Another financial consideration to talk about at the outset is the possibility of opening a joint bank account to pay for property-related costs like bond repayments, insurance and rates and taxes. When managed well, a joint account can make splitting costs fair and easier to track, and a great way to keep money aside for a rainy day, or an unexpected home repair.

So, other than how to finance the deal, what else do we need to consider and to include in our agreement before making an offer on a property together with someone else?

Define ownership

The percentage of ownership needs to be very clearly defined, from the deposit to the respective shares of the repayments, running costs etc. Even who brings what items of furniture into the house. “In the offer to purchase, and more importantly, on the title deeds, the shareholding of each person should be recorded, and this will go a long way to mitigating any issues when the time to sell the property comes. If the shareholding transfers into one of the names only, it is important to be aware that a lawyer would need to do this and that costs will be incurred,” says Tucker.
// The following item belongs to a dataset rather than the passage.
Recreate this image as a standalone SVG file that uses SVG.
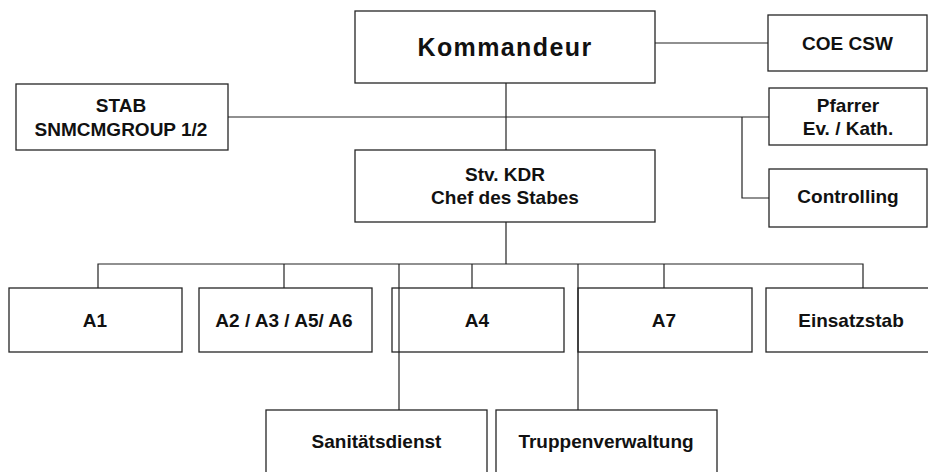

Keep in mind, however, that no matter what your percentage ownership in the property is, you and your co-owner are equally responsible for the repayment of your monthly bond instalment. Banks insist on joint and several liability, which means that both you and your partner are responsible, together, and individually, for the full loan amount


When entering into a purchase agreement, think ahead to the eventual sale, which may be a mutual decision, but which may come about when one of a non-romantic partnership meets someone, or gets a new job and needs to relocate, or is retrenched and can no longer afford their portion. Or even death. “How will you dissolve the partnership and divide any proceeds of the sale needs to be included in the contract? Property is not a short-term investment, so forward-thinking is imperative. In order words, make sure you have an equitable exit strategy,” she adds.


In between the purchase and the sale, and assuming you will be living together in the house, another factor to consider is how major decisions will be made. Examples include property upgrades, decorating, and rules around shared spaces such as the kitchen and bathrooms.

These are just some of the potential sticking points in buying a property jointly with someone else. But provided you think and act carefully, it is an excellent way of entering the property market and getting a start using the power of two incomes.

Tucker says, “If approached in the right way joint purchasing is a way of encouraging more people to own their homes. This roots them in the community and in the country. It is good for the economy and enables more entrants into the property market. If buyers pick their partners – and their houses – carefully, it is a win-win situation for everybody!”